Chairman, Chief Executive Officer and Director
 
 
 
/s/ ROBERT C. FRENZEL
 
Robert C. Frenzel
 
Executive Vice President, Chief Financial Officer and Director
The foregoing certification is being furnished solely pursuant to 18 U.S.C. Section 1350 and is not being filed as part of the Report or as a separate disclosure document.

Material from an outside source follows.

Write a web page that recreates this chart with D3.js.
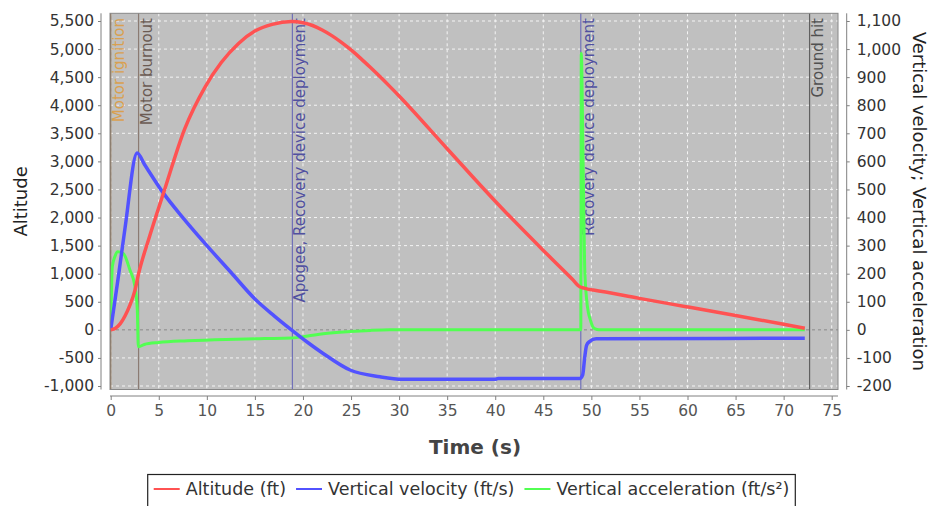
<!DOCTYPE html>
<html><head><meta charset="utf-8">
<script src="https://cdn.jsdelivr.net/npm/d3@7"></script>
<style>body{margin:0;background:#fff;} svg{display:block;font-family:"DejaVu Sans",sans-serif;}</style>
</head><body><svg id="c" width="929" height="506"></svg>
<script>
// ---------- data ----------
const timeTicks = [0,5,10,15,20,25,30,35,40,45,50,55,60,65,70,75];
const altTicks = [-1000,-500,0,500,1000,1500,2000,2500,3000,3500,4000,4500,5000,5500];
const rightTicks = [-200,-100,0,100,200,300,400,500,600,700,800,900,1000,1100];

const altTime   = [0, 0.5, 1.0, 1.5, 2.0, 2.5, 2.9, 4.0, 5.5, 7.7, 9.8, 11.5, 13.3, 15.0, 16.8, 18.8, 20.0, 21.0, 22.0, 23.0, 24.0, 25.0, 26.0, 27.0, 28.0, 29.0, 30.0, 35.0, 40.0, 45.0, 46.5, 48.0, 48.8, 49.2, 49.6, 50.2, 55.0, 60.0, 65.0, 70.0, 72.2];
const altValues = [0, 30, 110, 250, 440, 690, 1000, 1640, 2440, 3580, 4320, 4760, 5100, 5320, 5440, 5490, 5470, 5420, 5340, 5240, 5120, 4985, 4835, 4675, 4510, 4340, 4165, 3225, 2290, 1415, 1160, 905, 768, 745, 725, 709, 560, 408, 255, 100, 27];

const velTime   = [0, 0.8, 1.5, 2.75, 3.5, 5.5, 7.5, 9.8, 12.5, 15.0, 17.0, 18.8, 20.5, 22.1, 24.9, 28.0, 30.4, 40.0, 40.3, 48.8, 49.1, 49.3, 49.5, 49.8, 50.5, 72.2];
const velValues = [0, 190, 365, 630, 590, 486, 400, 308, 205, 110, 50, 0, -45, -84, -143, -167, -176, -176, -173, -173, -160, -100, -55, -42, -32, -30];

const accTime   = [0, 0.17, 0.45, 0.73, 1.31, 2.0, 2.53, 2.77, 2.87, 2.9, 3.5, 5.0, 8.0, 12.0, 16.0, 18.8, 20.5, 22.1, 24.9, 27.0, 29.0, 48.9, 48.95, 49.1, 49.2, 49.3, 49.5, 49.7, 49.9, 50.2, 50.6, 51.0, 72.2];
const accValues = [0, 225, 262, 278, 272, 213, 153, 70, -60, -60, -52, -45, -39, -34, -31, -29, -22, -14, -6, -2, 0, 0, 985, 700, 450, 230, 110, 60, 35, 8, 1, 0, 0];

const eventNames = ["Motor ignition", "Motor burnout", "Apogee, Recovery device deployment", "Recovery device deployment", "Ground hit"];
const eventTimes = [0.0, 2.9, 18.9, 48.9, 72.7];

const seriesNames = ["Altitude (ft)", "Vertical velocity (ft/s)", "Vertical acceleration (ft/s\u00B2)"];

// ---------- styles ----------
const seriesColors = ["#ff5252", "#5252ff", "#52ff52"];
const eventTextColors = ["#d9a050", "#6b5b53", "#5050a0", "#5050a0", "#505050"];
const eventLineColors = ["#8b6b4b", "#8b7b73", "#7070b8", "#7070b8", "#606060"];

// ---------- layout ----------
const svg = d3.select("#c");
const P = {left:110, right:838, top:13.3, bottom:389.5};
const x  = d3.scaleLinear().domain([0,75]).range([110.7, 831.7]);
const yL = d3.scaleLinear().domain([-1000,5500]).range([386, 21]);
const yR = d3.scaleLinear().domain([-200,1100]).range([386, 21]);
const fmt = v => d3.format(",")(v).replace("\u2212","-");

svg.append("rect").attr("x",0).attr("y",0).attr("width",929).attr("height",506).attr("fill","#fff");
svg.append("rect").attr("x",P.left).attr("y",P.top).attr("width",P.right-P.left).attr("height",P.bottom-P.top).attr("fill","#c0c0c0");

svg.append("defs").append("clipPath").attr("id","clip").append("rect")
  .attr("x",P.left).attr("y",P.top).attr("width",P.right-P.left).attr("height",P.bottom-P.top);

// grid
const g = svg.append("g");
g.selectAll(".vg").data(timeTicks).join("line")
  .attr("x1",d=>x(d)).attr("x2",d=>x(d)).attr("y1",P.top).attr("y2",P.bottom)
  .attr("stroke","#f4f4f4").attr("stroke-width",1).attr("stroke-dasharray","3,3");
g.selectAll(".hg").data(altTicks.filter(d=>d!==0)).join("line")
  .attr("x1",P.left).attr("x2",P.right).attr("y1",d=>yL(d)).attr("y2",d=>yL(d))
  .attr("stroke","#f4f4f4").attr("stroke-width",1).attr("stroke-dasharray","3,3");
// zero line
g.append("line").attr("x1",P.left).attr("x2",P.right).attr("y1",yL(0)).attr("y2",yL(0))
  .attr("stroke","#8a8a8a").attr("stroke-width",1).attr("stroke-dasharray","3,3");

// event lines
const ev = svg.append("g");
ev.selectAll("line").data(eventTimes).join("line")
  .attr("x1",d=>Math.max(x(d),P.left+0.5)).attr("x2",d=>Math.max(x(d),P.left+0.5))
  .attr("y1",P.top).attr("y2",P.bottom)
  .attr("stroke",(d,i)=>eventLineColors[i]).attr("stroke-width",1.2);

// series
const plotG = svg.append("g").attr("clip-path","url(#clip)");
const lineL = d3.line().x(d=>x(d[0])).y(d=>yL(d[1])).curve(d3.curveMonotoneX);
const lineR = d3.line().x(d=>x(d[0])).y(d=>yR(d[1])).curve(d3.curveMonotoneX);
plotG.append("path").datum(d3.zip(accTime,accValues)).attr("d",lineR)
  .attr("fill","none").attr("stroke",seriesColors[2]).attr("stroke-width",3).attr("stroke-linejoin","round");
plotG.append("path").datum(d3.zip(velTime,velValues)).attr("d",lineR)
  .attr("fill","none").attr("stroke",seriesColors[1]).attr("stroke-width",3.5).attr("stroke-linejoin","round");
plotG.append("path").datum(d3.zip(altTime,altValues)).attr("d",lineL)
  .attr("fill","none").attr("stroke",seriesColors[0]).attr("stroke-width",3.5).attr("stroke-linejoin","round");

// event labels
ev.selectAll("text").data(eventNames).join("text")
  .attr("transform",(d,i)=>`translate(${Math.max(x(eventTimes[i]),P.left)+13},18) rotate(-90)`)
  .attr("text-anchor","end").attr("font-size",15)
  .attr("fill",(d,i)=>eventTextColors[i]).text(d=>d);

// plot border
svg.append("rect").attr("x",P.left).attr("y",P.top).attr("width",P.right-P.left).attr("height",P.bottom-P.top)
  .attr("fill","none").attr("stroke","#888").attr("stroke-width",1);

// axes
const axisColor = "#808080";
const tickColor = "#333";
const leftAx = svg.append("g").attr("transform","translate(101,0)")
  .call(d3.axisLeft(yL).tickValues(altTicks).tickFormat(fmt).tickSize(3).tickPadding(4));
const rightAx = svg.append("g").attr("transform","translate(846.7,0)")
  .call(d3.axisRight(yR).tickValues(rightTicks).tickFormat(fmt).tickSize(3).tickPadding(7));
const botAx = svg.append("g").attr("transform","translate(0,396)")
  .call(d3.axisBottom(x).tickValues(timeTicks).tickFormat(d3.format("d")).tickSize(4).tickPadding(5));
[leftAx,rightAx,botAx].forEach(a=>{
  a.select(".domain").remove();
  a.selectAll(".tick line").attr("stroke",axisColor);
  a.selectAll(".tick text").attr("fill",tickColor).attr("font-size",15.5).attr("font-family","DejaVu Sans");
});
botAx.selectAll(".tick text").attr("fill","#555");
svg.append("line").attr("x1",101).attr("x2",101).attr("y1",P.top).attr("y2",P.bottom).attr("stroke",axisColor);
svg.append("line").attr("x1",846.7).attr("x2",846.7).attr("y1",P.top).attr("y2",P.bottom).attr("stroke",axisColor);
svg.append("line").attr("x1",P.left).attr("x2",P.right).attr("y1",396).attr("y2",396).attr("stroke",axisColor);

// axis titles
svg.append("text").attr("x",475).attr("y",454).attr("text-anchor","middle")
  .attr("font-size",20).attr("font-weight","bold").attr("fill","#444").text("Time (s)");
svg.append("text").attr("transform",`translate(27,${(P.top+P.bottom)/2}) rotate(-90)`)
  .attr("text-anchor","middle").attr("font-size",18).attr("fill","#222").text("Altitude");
svg.append("text").attr("transform",`translate(913,${(P.top+P.bottom)/2}) rotate(90)`)
  .attr("text-anchor","middle").attr("font-size",18).attr("fill","#222").text("Vertical velocity; Vertical acceleration");

// legend
const leg = svg.append("g");
const fs = 17.5, lineLen = 26, gapL = 6, gapItem = 10, pad = 6;
let cx = 0;
const items = [];
seriesNames.forEach((n,i)=>{
  const t = leg.append("text").attr("font-size",fs).attr("fill","#333").text(n);
  const w = t.node().getComputedTextLength();
  items.push({t, w, start:cx});
  cx += lineLen + gapL + w + gapItem;
});
const total = cx - gapItem;
const lx0 = 471.5 - total/2;
const ly = 495;
items.forEach((it,i)=>{
  const s = lx0 + it.start;
  leg.append("line").attr("x1",s).attr("x2",s+lineLen).attr("y1",ly-6).attr("y2",ly-6)
    .attr("stroke",seriesColors[i]).attr("stroke-width",2);
  it.t.attr("x", s+lineLen+gapL).attr("y", ly);
});
leg.insert("rect",":first-child").attr("x",lx0-pad).attr("y",474.5).attr("width",total+2*pad).attr("height",40)
  .attr("fill","#fff").attr("stroke","#222").attr("stroke-width",1.2);
</script>
</body></html>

A signed original of this written statement required by Section 906, or other document authenticating, acknowledging or otherwise adopting the signature that appears in typed form within the electronic version of this written statement required by Section 906, has been provided to NSP-Minnesota and will be retained by NSP-Minnesota and furnished to the SEC or its staff upon request.